EXERCISE INSTRUCTIONS:
Repeat the listing exactly as given, omitting every image.

'''

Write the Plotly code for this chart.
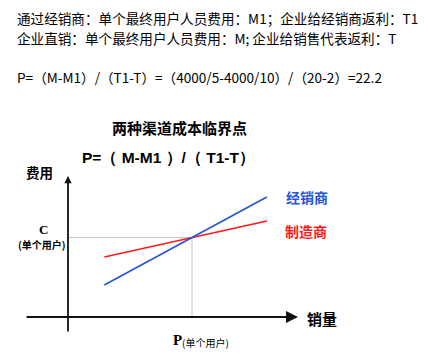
import plotly.graph_objects as go

# ---- data (schematic values) ----
volume = [6.5, 35.6]          # sales volume range shown for the lines
dealer_cost = [32, 120]       # 经销商 cost per user (blue)
maker_cost = [60, 96]         # 制造商 cost per user (red)
P_value = 22.2                # break-even volume
C_value = 79.5                # cost at break-even

header_lines = [
    "通过经销商：单个最终用户人员费用：M1；企业给经销商返利：T1",
    "企业直销：单个最终用户人员费用：M; 企业给销售代表返利：T",
    "P=（M-M1）/（T1-T）=（4000/5-4000/10）/（20-2）=22.2",
]
chart_title = "两种渠道成本临界点"
formula = "P=（ M-M1 ）/（ T1-T）"

W, H = 428, 355
X0, Y0 = 68, 317          # pixel of the origin
SX = (192 - 68) / P_value  # px per volume unit


def px(x):
    return x / W


def py(y):
    return 1 - y / H


fig = go.Figure()
gray = "#c4c4c4"
fig.add_trace(go.Scatter(x=[0, P_value, P_value], y=[C_value, C_value, 0], mode="lines",
                         line=dict(color=gray, width=1), hoverinfo="skip", showlegend=False))
fig.add_trace(go.Scatter(x=volume, y=maker_cost, mode="lines",
                         line=dict(color="#ff1a1a", width=1.6), showlegend=False))
fig.add_trace(go.Scatter(x=volume, y=dealer_cost, mode="lines",
                         line=dict(color="#2255dd", width=1.6), showlegend=False))

xr = [(0 - X0) / SX, (W - X0) / SX]
yr = [Y0 - H, Y0]

fig.update_layout(
    width=W, height=H, margin=dict(l=0, r=0, t=0, b=0),
    plot_bgcolor="white", paper_bgcolor="white",
    xaxis=dict(range=xr, visible=False, fixedrange=True),
    yaxis=dict(range=yr, visible=False, fixedrange=True),
    font=dict(family="Noto Sans CJK SC", color="black"),
)

# axes lines with arrows
fig.add_annotation(x=(298 - X0) / SX, y=0, ax=(25 - X0) / SX, ay=0, axref="x", ayref="y",
                   xref="x", yref="y", text="", showarrow=True, arrowhead=2, arrowsize=1.2,
                   arrowwidth=2, arrowcolor="#111")
fig.add_annotation(x=0, y=Y0 - 176, ax=0, ay=Y0 - 333, axref="x", ayref="y",
                   xref="x", yref="y", text="", showarrow=True, arrowhead=2, arrowsize=0.8,
                   arrowwidth=1.8, arrowcolor="#111")


def txt(x, y, s, size, color="black", bold=False, family="Noto Sans CJK SC", xanchor="left"):
    if bold:
        s = "<b>" + s + "</b>"
    fig.add_annotation(x=px(x), y=py(y), xref="paper", yref="paper", text=s, showarrow=False,
                       xanchor=xanchor, yanchor="middle",
                       font=dict(size=size, color=color, family=family))


# header text
txt(15, 18, header_lines[0], 13.6)
txt(15, 38, header_lines[1], 13.6)
txt(15, 77, header_lines[2], 13.6)

txt(179, 128, chart_title, 15, bold=True, xanchor="center")
txt(168, 158, formula, 15.5, bold=True, family="Arial, Liberation Sans", xanchor="center")

txt(39, 172, "费用", 13.5, bold=True, xanchor="center")
txt(43, 229, "C", 13, bold=True, family="Liberation Serif", xanchor="center")
txt(42, 244, "(单个用户)", 10, bold=True, xanchor="center")
txt(322, 318, "销量", 15, bold=True, xanchor="center")
txt(307, 197, "经销商", 14, color="#2255dd", bold=True, xanchor="center")
txt(306, 231, "制造商", 14, color="#ff1a1a", bold=True, xanchor="center")
txt(171, 340, "<b>P</b>", 15, family="Liberation Serif")
txt(180, 342, "(单个用户)", 10)

fig.write_html("out.html")
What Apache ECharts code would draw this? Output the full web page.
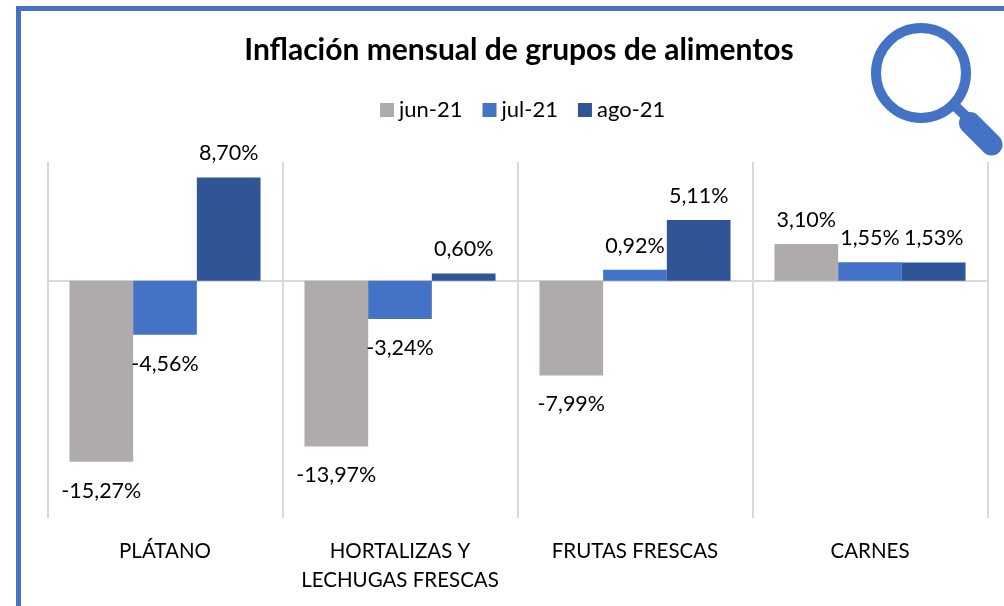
<!DOCTYPE html>
<html>
<head>
<meta charset="utf-8">
<style>
html, body { margin: 0; padding: 0; background: #fff; }
#chart { width: 1004px; height: 606px; }
</style>
<script src="https://cdn.jsdelivr.net/npm/echarts@6/dist/echarts.min.js"></script>
</head>
<body>
<div id="chart"></div>
<script>
var categories = ['PLÁTANO', 'HORTALIZAS Y\nLECHUGAS FRESCAS', 'FRUTAS FRESCAS', 'CARNES'];
var seriesNames = ['jun-21', 'jul-21', 'ago-21'];
var jun21 = [-15.27, -13.97, -7.99, 3.10];
var jul21 = [-4.56, -3.24, 0.92, 1.55];
var ago21 = [8.70, 0.60, 5.11, 1.53];
var colors = ['#AFABAB', '#4472C4', '#2F5597'];

var fontName = 'Lato';
var myChart = echarts.init(document.getElementById('chart'));

function makeSeries(name, values, color) {
	return {
		name: name,
		type: 'bar',
		data: values,
		barGap: 0,
		barCategoryGap: '18.7%',
		itemStyle: { color: color },
		label: {
			show: true,
			color: '#000',
			fontFamily: fontName,
			fontSize: 21.5,
			formatter: function(p) {
				return p.value.toFixed(2).replace('.', ',') + '%';
			},
			position: 'top',
			distance: 13
		},
		labelLayout: function(p) {
			// negative values sit lower than the positive ones
			if (values[p.dataIndex] < 0) {
				return { y: p.rect.y + p.rect.height + 29, align: 'center', verticalAlign: 'middle' };
			}
		}
	};
}

myChart.setOption({
	animation: false,
	title: {
		text: 'Inflación mensual de grupos de alimentos',
		left: 514,
		top: 30,
		textAlign: 'center',
		textStyle: { fontFamily: fontName, fontSize: 30, fontWeight: 'bold', color: '#000' }
	},
	legend: {
		data: seriesNames,
		top: 94,
		left: 375,
		icon: 'rect',
		itemWidth: 14,
		itemHeight: 14,
		itemGap: 20,
		textStyle: { fontFamily: fontName, fontSize: 22, color: '#000' }
	},
	grid: { left: 47.5, top: 162, width: 940, height: 356 },
	xAxis: [{
		type: 'category',
		data: categories,
		axisLine: { onZero: true, lineStyle: { color: '#D9D9D9', width: 2 } },
		axisTick: { show: false },
		axisLabel: { show: false }
	}, {
		type: 'category',
		data: categories,
		position: 'bottom',
		axisLine: { show: false, onZero: false },
		axisTick: { show: false },
		axisLabel: {
			show: true,
			color: '#000',
			fontFamily: fontName,
			fontSize: 20.5,
			lineHeight: 29,
			margin: 19,
			interval: 0
		},
		splitLine: { show: true, interval: 0, lineStyle: { color: '#D9D9D9', width: 2 } }
	}],
	yAxis: { type: 'value', min: -20, max: 10, interval: 5, show: false },
	series: [
		makeSeries(seriesNames[0], jun21, colors[0]),
		makeSeries(seriesNames[1], jul21, colors[1]),
		makeSeries(seriesNames[2], ago21, colors[2]),
		{ type: 'bar', xAxisIndex: 1, data: [], silent: true }
	],
	graphic: [
		{ type: 'polyline', silent: true, shape: { points: [[18.5, 606], [18.5, 8.5], [1004, 8.5]] }, style: { fill: 'none', stroke: '#4472C4', lineWidth: 5 } },
		{ type: 'circle', silent: true, shape: { cx: 921, cy: 73, r: 45 }, style: { fill: 'none', stroke: '#4472C4', lineWidth: 10 } },
		{ type: 'line', silent: true, shape: { x1: 955, y1: 106, x2: 972, y2: 122 }, style: { stroke: '#4472C4', lineWidth: 10 } },
		{ type: 'line', silent: true, shape: { x1: 970, y1: 123, x2: 991.5, y2: 144.5 }, style: { stroke: '#4472C4', lineWidth: 22, lineCap: 'round' } }
	]
});
</script>
</body>
</html>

'''

SOLUTION FOR THIS EXERCISE:
Write the Plotly code for this chart.
import plotly.graph_objects as go

# ---- data (schematic values) ----
volume = [6.5, 35.6]          # sales volume range shown for the lines
dealer_cost = [32, 120]       # 经销商 cost per user (blue)
maker_cost = [60, 96]         # 制造商 cost per user (red)
P_value = 22.2                # break-even volume
C_value = 79.5                # cost at break-even

header_lines = [
    "通过经销商：单个最终用户人员费用：M1；企业给经销商返利：T1",
    "企业直销：单个最终用户人员费用：M; 企业给销售代表返利：T",
    "P=（M-M1）/（T1-T）=（4000/5-4000/10）/（20-2）=22.2",
]
chart_title = "两种渠道成本临界点"
formula = "P=（ M-M1 ）/（ T1-T）"

W, H = 428, 355
X0, Y0 = 68, 317          # pixel of the origin
SX = (192 - 68) / P_value  # px per volume unit


def px(x):
    return x / W


def py(y):
    return 1 - y / H


fig = go.Figure()
gray = "#c4c4c4"
fig.add_trace(go.Scatter(x=[0, P_value, P_value], y=[C_value, C_value, 0], mode="lines",
                         line=dict(color=gray, width=1), hoverinfo="skip", showlegend=False))
fig.add_trace(go.Scatter(x=volume, y=maker_cost, mode="lines",
                         line=dict(color="#ff1a1a", width=1.6), showlegend=False))
fig.add_trace(go.Scatter(x=volume, y=dealer_cost, mode="lines",
                         line=dict(color="#2255dd", width=1.6), showlegend=False))

xr = [(0 - X0) / SX, (W - X0) / SX]
yr = [Y0 - H, Y0]

fig.update_layout(
    width=W, height=H, margin=dict(l=0, r=0, t=0, b=0),
    plot_bgcolor="white", paper_bgcolor="white",
    xaxis=dict(range=xr, visible=False, fixedrange=True),
    yaxis=dict(range=yr, visible=False, fixedrange=True),
    font=dict(family="Noto Sans CJK SC", color="black"),
)

# axes lines with arrows
fig.add_annotation(x=(298 - X0) / SX, y=0, ax=(25 - X0) / SX, ay=0, axref="x", ayref="y",
                   xref="x", yref="y", text="", showarrow=True, arrowhead=2, arrowsize=1.2,
                   arrowwidth=2, arrowcolor="#111")
fig.add_annotation(x=0, y=Y0 - 176, ax=0, ay=Y0 - 333, axref="x", ayref="y",
                   xref="x", yref="y", text="", showarrow=True, arrowhead=2, arrowsize=0.8,
                   arrowwidth=1.8, arrowcolor="#111")


def txt(x, y, s, size, color="black", bold=False, family="Noto Sans CJK SC", xanchor="left"):
    if bold:
        s = "<b>" + s + "</b>"
    fig.add_annotation(x=px(x), y=py(y), xref="paper", yref="paper", text=s, showarrow=False,
                       xanchor=xanchor, yanchor="middle",
                       font=dict(size=size, color=color, family=family))


# header text
txt(15, 18, header_lines[0], 13.6)
txt(15, 38, header_lines[1], 13.6)
txt(15, 77, header_lines[2], 13.6)

txt(179, 128, chart_title, 15, bold=True, xanchor="center")
txt(168, 158, formula, 15.5, bold=True, family="Arial, Liberation Sans", xanchor="center")

txt(39, 172, "费用", 13.5, bold=True, xanchor="center")
txt(43, 229, "C", 13, bold=True, family="Liberation Serif", xanchor="center")
txt(42, 244, "(单个用户)", 10, bold=True, xanchor="center")
txt(322, 318, "销量", 15, bold=True, xanchor="center")
txt(307, 197, "经销商", 14, color="#2255dd", bold=True, xanchor="center")
txt(306, 231, "制造商", 14, color="#ff1a1a", bold=True, xanchor="center")
txt(171, 340, "<b>P</b>", 15, family="Liberation Serif")
txt(180, 342, "(单个用户)", 10)

fig.write_html("out.html")
What Apache ECharts code would draw this? Output the full web page.
<!DOCTYPE html>
<html>
<head>
<meta charset="utf-8">
<style>
html, body { margin: 0; padding: 0; background: #fff; }
#chart { width: 1004px; height: 606px; }
</style>
<script src="https://cdn.jsdelivr.net/npm/echarts@6/dist/echarts.min.js"></script>
</head>
<body>
<div id="chart"></div>
<script>
var categories = ['PLÁTANO', 'HORTALIZAS Y\nLECHUGAS FRESCAS', 'FRUTAS FRESCAS', 'CARNES'];
var seriesNames = ['jun-21', 'jul-21', 'ago-21'];
var jun21 = [-15.27, -13.97, -7.99, 3.10];
var jul21 = [-4.56, -3.24, 0.92, 1.55];
var ago21 = [8.70, 0.60, 5.11, 1.53];
var colors = ['#AFABAB', '#4472C4', '#2F5597'];

var fontName = 'Lato';
var myChart = echarts.init(document.getElementById('chart'));

function makeSeries(name, values, color) {
	return {
		name: name,
		type: 'bar',
		data: values,
		barGap: 0,
		barCategoryGap: '18.7%',
		itemStyle: { color: color },
		label: {
			show: true,
			color: '#000',
			fontFamily: fontName,
			fontSize: 21.5,
			formatter: function(p) {
				return p.value.toFixed(2).replace('.', ',') + '%';
			},
			position: 'top',
			distance: 13
		},
		labelLayout: function(p) {
			// negative values sit lower than the positive ones
			if (values[p.dataIndex] < 0) {
				return { y: p.rect.y + p.rect.height + 29, align: 'center', verticalAlign: 'middle' };
			}
		}
	};
}

myChart.setOption({
	animation: false,
	title: {
		text: 'Inflación mensual de grupos de alimentos',
		left: 514,
		top: 30,
		textAlign: 'center',
		textStyle: { fontFamily: fontName, fontSize: 30, fontWeight: 'bold', color: '#000' }
	},
	legend: {
		data: seriesNames,
		top: 94,
		left: 375,
		icon: 'rect',
		itemWidth: 14,
		itemHeight: 14,
		itemGap: 20,
		textStyle: { fontFamily: fontName, fontSize: 22, color: '#000' }
	},
	grid: { left: 47.5, top: 162, width: 940, height: 356 },
	xAxis: [{
		type: 'category',
		data: categories,
		axisLine: { onZero: true, lineStyle: { color: '#D9D9D9', width: 2 } },
		axisTick: { show: false },
		axisLabel: { show: false }
	}, {
		type: 'category',
		data: categories,
		position: 'bottom',
		axisLine: { show: false, onZero: false },
		axisTick: { show: false },
		axisLabel: {
			show: true,
			color: '#000',
			fontFamily: fontName,
			fontSize: 20.5,
			lineHeight: 29,
			margin: 19,
			interval: 0
		},
		splitLine: { show: true, interval: 0, lineStyle: { color: '#D9D9D9', width: 2 } }
	}],
	yAxis: { type: 'value', min: -20, max: 10, interval: 5, show: false },
	series: [
		makeSeries(seriesNames[0], jun21, colors[0]),
		makeSeries(seriesNames[1], jul21, colors[1]),
		makeSeries(seriesNames[2], ago21, colors[2]),
		{ type: 'bar', xAxisIndex: 1, data: [], silent: true }
	],
	graphic: [
		{ type: 'polyline', silent: true, shape: { points: [[18.5, 606], [18.5, 8.5], [1004, 8.5]] }, style: { fill: 'none', stroke: '#4472C4', lineWidth: 5 } },
		{ type: 'circle', silent: true, shape: { cx: 921, cy: 73, r: 45 }, style: { fill: 'none', stroke: '#4472C4', lineWidth: 10 } },
		{ type: 'line', silent: true, shape: { x1: 955, y1: 106, x2: 972, y2: 122 }, style: { stroke: '#4472C4', lineWidth: 10 } },
		{ type: 'line', silent: true, shape: { x1: 970, y1: 123, x2: 991.5, y2: 144.5 }, style: { stroke: '#4472C4', lineWidth: 22, lineCap: 'round' } }
	]
});
</script>
</body>
</html>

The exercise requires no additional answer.